Kristen Stewart ‘had no idea’ what Crimes of the Future was about while making the movie
Kristen Stewart finally understood the film when she watched it at the Cannes premiere.
Kristen Stewart “had no idea” what David Cronenberg’s new movie Crimes of the Future was about during the shoot.
In the dystopian body horror movie, Viggo Mortensen plays a performance artist who can grow new organs, which he removes in front of a live audience. Lea Seydoux stars as his partner Caprice and Stewart plays Timlin, an investigator with the National Organ Registry.
During the film’s press conference at the Cannes Film Festival on Tuesday, the Twilight actress admitted she didn’t understand the film until she watched it at the premiere on Monday night.

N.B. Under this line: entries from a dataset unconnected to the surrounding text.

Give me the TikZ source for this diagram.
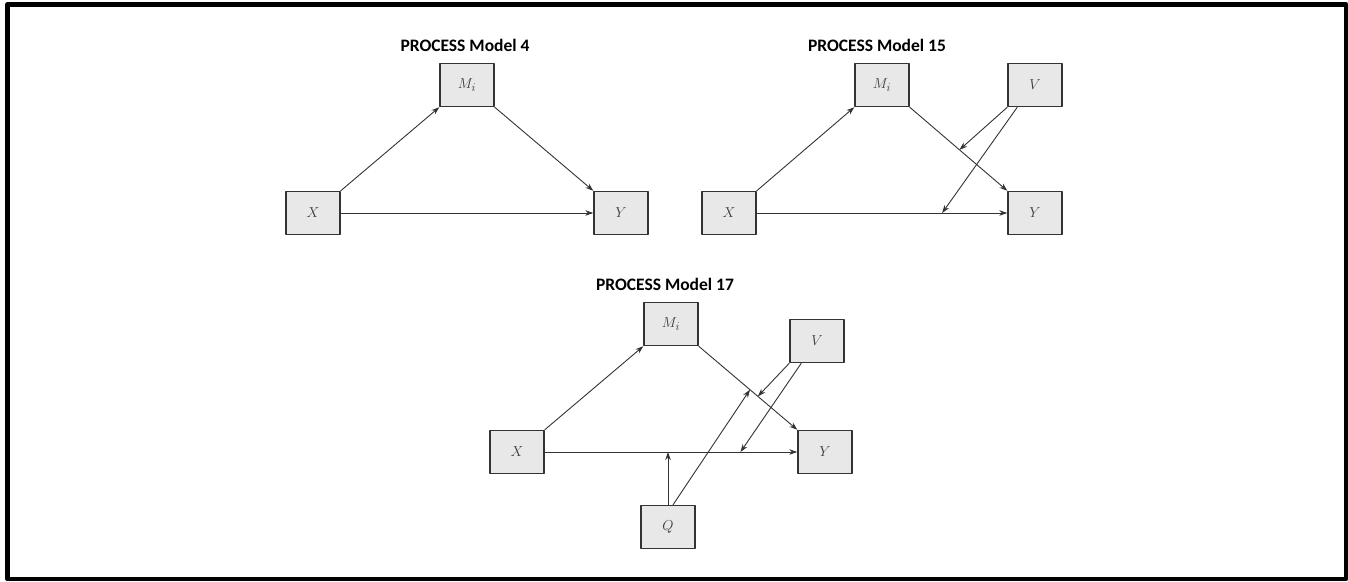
\documentclass[tikz,border=0pt]{standalone}
\usepackage{fontspec}
\newfontfamily\titlefont{Carlito}
\usetikzlibrary{arrows.meta}
% larger subscripts in the boxes
\DeclareMathSizes{15}{15}{12}{10}

\definecolor{boxfill}{HTML}{E8E8E8}
\definecolor{boxline}{HTML}{333333}
\definecolor{vartext}{HTML}{3A3A3A}

\begin{document}
\begin{tikzpicture}[line join=round, x=1pt, y=-1pt]
    \tikzset{
        var/.style={draw=boxline, fill=boxfill, line width=1.4pt, minimum width=54pt,
            minimum height=43pt, inner sep=0pt, text=vartext, font=\fontsize{15}{17}\selectfont},
        effect/.style={draw=boxline, line width=0.9pt, -{Stealth[length=8pt, width=5.5pt]}},
        heading/.style={font=\titlefont\bfseries\fontsize{17.5}{20}\selectfont},
    }
    \useasboundingbox (0,0) rectangle (1348,581);
    \draw[line width=4.5pt] (7.5,4.3) rectangle (1346,579);

    % model 4
    \node[heading] (t4) at (465,45) {PROCESS Model 4};
    \node[var] (m4) at (467,85) {$M_i$};
    \node[var] (x4) at (313,213) {$X$};
    \node[var] (y4) at (621,213) {$Y$};
    \draw[effect] (x4.north east) -- (m4.south west);
    \draw[effect] (m4.south east) -- (y4.north west);
    \draw[effect] (x4) -- (y4);

    % model 15
    \node[heading] (t15) at (877,45) {PROCESS Model 15};
    \node[var] (m15) at (882,85) {$M_i$};
    \node[var] (v15) at (1035,85) {$V$};
    \node[var] (x15) at (729,213) {$X$};
    \node[var] (y15) at (1035,213) {$Y$};
    \draw[effect] (x15.north east) -- (m15.south west);
    \draw[effect] (m15.south east) -- coordinate[pos=0.51] (my15) (y15.north west);
    \draw[effect] (x15) -- coordinate[pos=0.74] (xy15) (y15);
    \draw[effect] (v15.south west) -- (my15);
    \draw[effect] ([xshift=10pt]v15.south west) -- (xy15);

    % model 17
    \node[heading] (t17) at (665,284) {PROCESS Model 17};
    \node[var] (m17) at (671,324) {$M_i$};
    \node[var] (v17) at (817,341) {$V$};
    \node[var] (x17) at (517,452) {$X$};
    \node[var] (y17) at (825,452) {$Y$};
    \node[var] (q17) at (668,527) {$Q$};
    \draw[effect] (x17.north east) -- (m17.south west);
    \path (m17.south east) -- coordinate[pos=0.52] (mq17) coordinate[pos=0.6] (mv17) (y17.north west);
    \draw[effect] (m17.south east) -- (y17.north west);
    \path (x17) -- coordinate[pos=0.775] (xv17) (y17);
    \draw[effect] (x17) -- (y17);
    \draw[effect] (v17.south west) -- (mv17);
    \draw[effect] ([xshift=12pt]v17.south west) -- (xv17);
    \draw[effect] (q17) -- (q17 |- x17);
    \draw[effect] ([xshift=5pt]q17.north) -- (mq17);
\end{tikzpicture}
\end{document}
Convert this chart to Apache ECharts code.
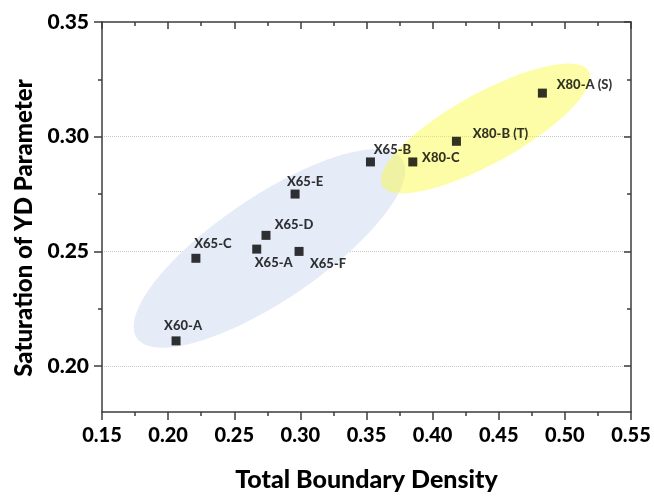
<!DOCTYPE html>
<html>
<head>
<meta charset="utf-8">
<script src="https://cdn.jsdelivr.net/npm/echarts@6/dist/echarts.min.js"></script>
<style>
html, body { margin: 0; padding: 0; background: #fff; }
#chart { width: 654px; height: 496px; }
</style>
</head>
<body>
<div id="chart"></div>
<script>
// steel grades
const names = ['X60-A', 'X65-C', 'X65-A', 'X65-D', 'X65-E', 'X65-F', 'X65-B', 'X80-C', 'X80-B (T)', 'X80-A (S)'];
const density = [0.206, 0.221, 0.267, 0.274, 0.296, 0.299, 0.353, 0.385, 0.418, 0.483];
const saturation = [0.211, 0.247, 0.251, 0.257, 0.275, 0.250, 0.289, 0.289, 0.298, 0.319];

const yTickValues = [0.20, 0.25, 0.30, 0.35];
const yMinorValues = [0.225, 0.275, 0.325];
const yGridValues = [0.20, 0.25, 0.30];

// label placement (px, relative to marker)
const labelOffsets = [[7, -15], [17, -14], [17, 14], [28, -11], [10, -12], [29, 12], [22, -12], [28, -4], [44, -7], [42, -8]];

// group highlight ellipses: centre in data units, radii in px, angle in degrees
const groups = [
	{ center: [0.2766, 0.2513], rx: 160, ry: 52, angle: 34, color: 'rgb(229,235,247)' },
	{ center: [0.440, 0.3036], rx: 118, ry: 35, angle: 29, color: 'rgba(250,250,60,0.45)' }
];

const FONT = 'Lato';
const AXIS_COLOR = '#3c3c3c';

var myChart = echarts.init(document.getElementById('chart'));

function ellipseSeries(g) {
	return {
		type: 'custom',
		silent: true,
		z: 1,
		data: [g.center],
		renderItem: function (params, api) {
			const c = api.coord([api.value(0), api.value(1)]);
			const t = g.angle * Math.PI / 180;
			const pts = [];
			for (let i = 0; i < 90; i++) {
				const a = i / 90 * Math.PI * 2;
				const ex = g.rx * Math.cos(a), ey = g.ry * Math.sin(a);
				pts.push([c[0] + ex * Math.cos(t) - ey * Math.sin(t), c[1] - (ex * Math.sin(t) + ey * Math.cos(t))]);
			}
			return { type: 'polygon', shape: { points: pts }, style: { fill: g.color } };
		}
	};
}

const xBase = {
	type: 'value', min: 0.15, max: 0.55, interval: 0.05,
	axisLine: { show: true, onZero: false, lineStyle: { color: AXIS_COLOR, width: 1.5 } },
	splitLine: { show: false }
};
const yBase = {
	type: 'value', min: 0.18, max: 0.35,
	axisLine: { show: true, onZero: false, lineStyle: { color: AXIS_COLOR, width: 1.5 } },
	splitLine: { show: false }
};

let option = {
	animation: false,
	grid: { left: 102, right: 23, top: 22, bottom: 84, outerBoundsMode: 'none' },
	xAxis: [
		Object.assign({}, xBase, {
			position: 'bottom',
			name: 'Total Boundary Density',
			nameLocation: 'middle',
			nameGap: 55,
			nameMoveOverlap: false,
			nameTextStyle: { fontFamily: FONT, fontWeight: 900, fontSize: 25, color: '#000' },
			axisTick: { show: true, length: 8, lineStyle: { color: AXIS_COLOR, width: 1.5 } },
			minorTick: { show: true, splitNumber: 2, length: 4, lineStyle: { color: AXIS_COLOR, width: 1.5 } },
			axisLabel: {
				margin: 14, fontFamily: FONT, fontWeight: 900, fontSize: 20, color: '#000',
				formatter: v => v.toFixed(2)
			}
		}),
		Object.assign({}, xBase, {
			position: 'top',
			axisTick: { show: true, inside: true, length: 7, lineStyle: { color: AXIS_COLOR, width: 1.5 } },
			minorTick: { show: true, splitNumber: 2, length: 4, lineStyle: { color: AXIS_COLOR, width: 1.5 } },
			axisLabel: { show: false }
		})
	],
	yAxis: [
		Object.assign({}, yBase, {
			position: 'left',
			name: 'Saturation of YD Parameter',
			nameLocation: 'middle',
			nameGap: 66,
			nameMoveOverlap: false,
			nameTextStyle: { fontFamily: FONT, fontWeight: 900, fontSize: 24, color: '#000', padding: [0, 22, 0, 0] },
			axisTick: { show: true, length: 8, customValues: yTickValues, lineStyle: { color: AXIS_COLOR, width: 1.5 } },
			axisLabel: {
				margin: 13, fontFamily: FONT, fontWeight: 900, fontSize: 21, color: '#000',
				customValues: yTickValues,
				formatter: v => v.toFixed(2)
			}
		}),
		Object.assign({}, yBase, {
			position: 'left',
			axisLine: { show: false },
			axisTick: { show: true, length: 4, customValues: yMinorValues, lineStyle: { color: AXIS_COLOR, width: 1.5 } },
			axisLabel: { show: false }
		}),
		Object.assign({}, yBase, {
			position: 'right',
			axisTick: { show: true, inside: true, length: 7, customValues: yTickValues, lineStyle: { color: AXIS_COLOR, width: 1.5 } },
			axisLabel: { show: false }
		}),
		Object.assign({}, yBase, {
			position: 'right',
			axisLine: { show: false },
			axisTick: { show: true, inside: true, length: 4, customValues: yMinorValues, lineStyle: { color: AXIS_COLOR, width: 1.5 } },
			axisLabel: { show: false }
		})
	],
	series: [
		{
			// dotted grid, drawn under the ellipses
			type: 'scatter',
			z: 0,
			silent: true,
			data: [],
			markLine: {
				z: 0,
				silent: true,
				symbol: 'none',
				label: { show: false },
				lineStyle: { type: 'dotted', color: '#c8c8c8', width: 1 },
				data: yGridValues.map(v => ({ yAxis: v }))
			}
		},
		ellipseSeries(groups[0]),
		ellipseSeries(groups[1]),
		{
			type: 'scatter',
			z: 3,
			symbol: 'rect',
			symbolSize: 9,
			itemStyle: { color: '#000' },
			label: {
				show: true,
				position: 'inside',
				align: 'center',
				verticalAlign: 'middle',
				fontFamily: FONT,
				fontWeight: 900,
				fontSize: 13,
				color: '#000',
				formatter: p => p.name
			},
			data: names.map((n, i) => ({
				name: n,
				value: [density[i], saturation[i]],
				label: { offset: labelOffsets[i] }
			}))
		}
	]
};

myChart.setOption(option);
</script>
</body>
</html>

“(I told Cronenberg on the phone before I was cast), ‘I have no idea what this movie is about but I’m so curious and maybe making this movie we can figure it out.’ I was like, ‘I’m sure you know what it’s about,'” she recalled. “But we spent every single day after work, all the actors, being like, ‘What the f**k are we doing?’ But then I watched the movie last night I was like it’s so crystal clear to me, it is David, it’s so exposing… I love his movies and I can’t believe I’m here.”
In an interview before the festival, The Fly filmmaker predicted there would be walkouts within the first five minutes of the Cannes premiere and several reports suggest a handful of people did so. However, many film critics claimed it wasn’t as gruesome as the earlier buzz suggested and the movie was given a six-minute standing ovation.

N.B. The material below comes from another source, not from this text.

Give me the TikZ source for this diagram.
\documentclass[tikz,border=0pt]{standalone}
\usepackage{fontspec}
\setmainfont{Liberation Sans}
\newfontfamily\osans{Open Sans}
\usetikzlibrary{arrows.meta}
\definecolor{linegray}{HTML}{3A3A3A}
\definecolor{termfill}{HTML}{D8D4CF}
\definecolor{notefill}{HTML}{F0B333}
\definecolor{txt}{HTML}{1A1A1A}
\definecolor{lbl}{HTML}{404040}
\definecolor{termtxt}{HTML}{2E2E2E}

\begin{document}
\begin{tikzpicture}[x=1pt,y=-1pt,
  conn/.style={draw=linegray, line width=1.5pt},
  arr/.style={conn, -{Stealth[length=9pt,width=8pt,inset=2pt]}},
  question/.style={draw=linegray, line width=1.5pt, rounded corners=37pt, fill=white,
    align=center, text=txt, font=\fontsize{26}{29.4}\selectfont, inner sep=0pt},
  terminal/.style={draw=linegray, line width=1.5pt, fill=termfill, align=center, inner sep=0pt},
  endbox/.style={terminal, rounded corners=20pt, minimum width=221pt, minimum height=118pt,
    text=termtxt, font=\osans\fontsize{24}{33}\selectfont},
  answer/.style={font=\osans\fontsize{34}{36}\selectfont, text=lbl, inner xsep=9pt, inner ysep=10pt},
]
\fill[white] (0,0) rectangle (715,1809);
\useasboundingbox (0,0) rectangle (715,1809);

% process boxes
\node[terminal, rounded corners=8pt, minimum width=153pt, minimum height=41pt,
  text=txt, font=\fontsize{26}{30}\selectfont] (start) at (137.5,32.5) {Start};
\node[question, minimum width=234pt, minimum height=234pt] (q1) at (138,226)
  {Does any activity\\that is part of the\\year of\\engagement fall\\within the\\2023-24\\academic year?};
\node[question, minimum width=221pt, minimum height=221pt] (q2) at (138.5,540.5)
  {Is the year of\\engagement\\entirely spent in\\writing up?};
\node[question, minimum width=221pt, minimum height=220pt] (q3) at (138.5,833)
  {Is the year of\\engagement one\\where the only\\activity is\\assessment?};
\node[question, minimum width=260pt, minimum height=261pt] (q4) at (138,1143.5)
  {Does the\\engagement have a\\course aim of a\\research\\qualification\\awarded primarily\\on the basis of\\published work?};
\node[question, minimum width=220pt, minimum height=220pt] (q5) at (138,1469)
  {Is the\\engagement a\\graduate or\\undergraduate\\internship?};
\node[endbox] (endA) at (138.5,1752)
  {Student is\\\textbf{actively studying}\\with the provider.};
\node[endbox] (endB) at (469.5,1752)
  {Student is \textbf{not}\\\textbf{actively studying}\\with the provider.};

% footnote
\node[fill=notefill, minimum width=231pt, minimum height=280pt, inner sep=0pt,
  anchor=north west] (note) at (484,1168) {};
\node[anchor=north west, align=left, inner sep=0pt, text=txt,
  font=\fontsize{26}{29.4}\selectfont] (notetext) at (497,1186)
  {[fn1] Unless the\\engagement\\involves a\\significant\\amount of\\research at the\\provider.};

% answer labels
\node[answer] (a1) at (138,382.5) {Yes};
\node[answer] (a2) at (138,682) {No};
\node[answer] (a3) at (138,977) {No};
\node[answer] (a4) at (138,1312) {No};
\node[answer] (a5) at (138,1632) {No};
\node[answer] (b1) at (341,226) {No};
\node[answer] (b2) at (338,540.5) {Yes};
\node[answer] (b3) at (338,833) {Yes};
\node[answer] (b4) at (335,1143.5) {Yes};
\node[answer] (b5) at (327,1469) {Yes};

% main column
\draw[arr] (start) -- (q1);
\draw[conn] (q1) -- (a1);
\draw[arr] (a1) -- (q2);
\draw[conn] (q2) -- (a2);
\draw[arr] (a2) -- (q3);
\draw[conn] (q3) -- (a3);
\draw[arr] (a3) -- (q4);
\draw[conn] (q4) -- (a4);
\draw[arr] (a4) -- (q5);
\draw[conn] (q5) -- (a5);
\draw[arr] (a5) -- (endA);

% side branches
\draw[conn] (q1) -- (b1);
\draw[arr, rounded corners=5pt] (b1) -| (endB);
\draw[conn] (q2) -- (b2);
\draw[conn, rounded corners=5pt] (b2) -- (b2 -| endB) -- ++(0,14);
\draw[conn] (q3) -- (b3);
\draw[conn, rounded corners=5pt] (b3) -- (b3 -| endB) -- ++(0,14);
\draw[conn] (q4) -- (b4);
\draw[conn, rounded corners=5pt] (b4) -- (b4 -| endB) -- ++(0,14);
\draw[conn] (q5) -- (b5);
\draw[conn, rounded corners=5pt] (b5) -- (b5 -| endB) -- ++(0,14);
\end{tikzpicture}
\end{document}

Defending Cronenberg’s graphic imagery, Stewart said at the conference, “Every single gaping, bleeding, pulsing, weird image, every bit of hurt, every bruise in his movies, it makes my mouth open, like you want to lean towards it, it just never repulses me ever.
“It’s so honest and always in a way that allows you to zoom out on the world that we live in and that’s hard to do sometimes.”
Crimes of the Future screened in competition at the festival, which concludes on Sunday.